Our school yards were far from being the playing fields of Eton, but they were the place we developed non-academic skills that have lasted a lifetime.

For instance, by manipulating an intricately folded piece of paper, and offering you a selection of options, I could tell your fortune. And although I learned the skill nearly 70 years ago, I can still make a Christmas cracker out of a hankie.

Up to age seven, we were ‘mixed infants’, and playtime activities tended to be choreographed by adults. Ring games like ‘farmer’s in his den’, ‘poor Mary sat a weeping’ and ‘in and out the woods and bluebells’ were the sort of gentle games they favoured. A good tug-of-war at the end of ‘London Bridge is falling down’ was the best you could hope for.

Left to our own devices, juniors often played games that were reserved especially for the school yard. Two I recall were ‘The big ship sails through the Alley, Alley O, and ‘the whip’.

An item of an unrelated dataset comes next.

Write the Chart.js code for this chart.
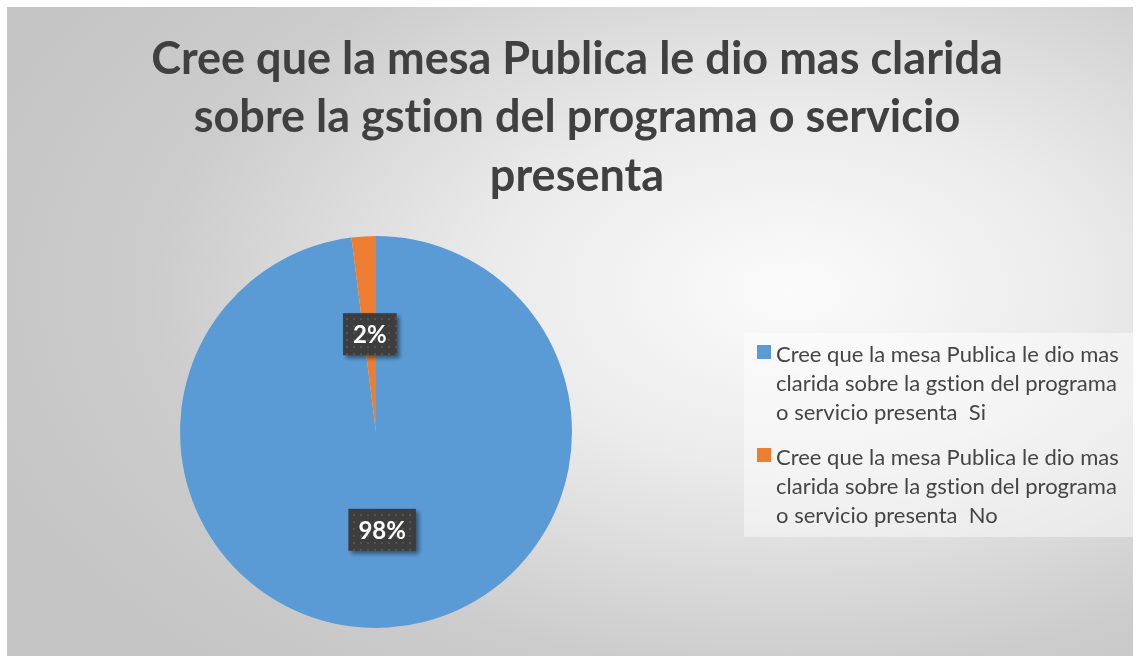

The latter was sometimes banned because of its lethal consequences, the least of which was a bitten tongue or bloody nose. To play, a line of kids linked arms and the leader ran pell mell, twisting and turning. Praying to stay on their feet, the tail-end Charlies covered twice the distance of the front runners at warp speed, flailing about like rag dolls.

For girls, an activity lacking a chant was the equivalent of dancing without music. Clapping games like ‘my mother said, I never should, play with the gypsies in the wood’ and, ‘each peach, pear plum’ were popular.

At playtime, there would be several long ropes, each with girls either skipping or waiting their turn to skip, all chanting rhymes that seemed to have been universally known. One of these was ‘Nebuchadnezzar the king of the Jews, bought his wife a pair of shoes’, etc. The most popular had actions or cues for the next skipper to enter the rope. ‘I was in the kitchen, doing a bit of stitching, in came a bogey man and pushed – me – out’ (exit first skipper) is an example.

At playtime, you might see a girl standing with arms outstretched reserving a ‘two ball’ wall until friends arrived. The attractive looking sponge balls from the newsagents had a sloppy bounce compared to tennis or hollow rubber ones. But as long as they bounced, a good two baller could cope successfully with the most ill matched specimens.

According to which of the extensive repertoire of rhymes we chanted, actions included passing one of the balls around your back, under the knee, or tossing it up vertically while keeping the other in play.

Dipping was employed for deciding things like who would be ‘piggy in the middle’, or ‘first ends’ at skipping. Possibly the best known was ‘Dip, dip, dip, my blue ship’, but ‘eany, meany, miney, mo’ was also common.

With no school field, our games lessons took place in the yard. But unlike one school in Ancoats, ours was at least on ground level. George Leigh Street was one of several city centre schools to have a ‘sky’ playground on the roof.

In the juniors, games equipment seems to have consisted of little more than bean bags and wooden hoops. Some activities demanded jumping between hoops laid on the ground, but otherwise we used them for skipping races. Before the hula hoop craze came along, nobody had the imagination to twirl it around their middle.

We played netball, because the harder balls used in rounders were more likely to break a window or end up in the traffic on Kenyon Lane. Stripped down to blouse and navy knickers, the older girls first had to erect the portable netball posts. Teams were chosen, and different coloured woven bands distinguished one from another.

At my first school, the sexes were separated by a high wall which resulted in gender specific games. To judge by boys’ street games, that wall hid much rushing round the yard with outstretched arms being Spitfire pilots, or thigh slapping as cowboys, not to mention British Bulldog.

At nine, I moved to a ‘mixed’ school where ‘kiss chase’ was played. I modestly stayed loyal to games like skipping or two balls (for a while at least).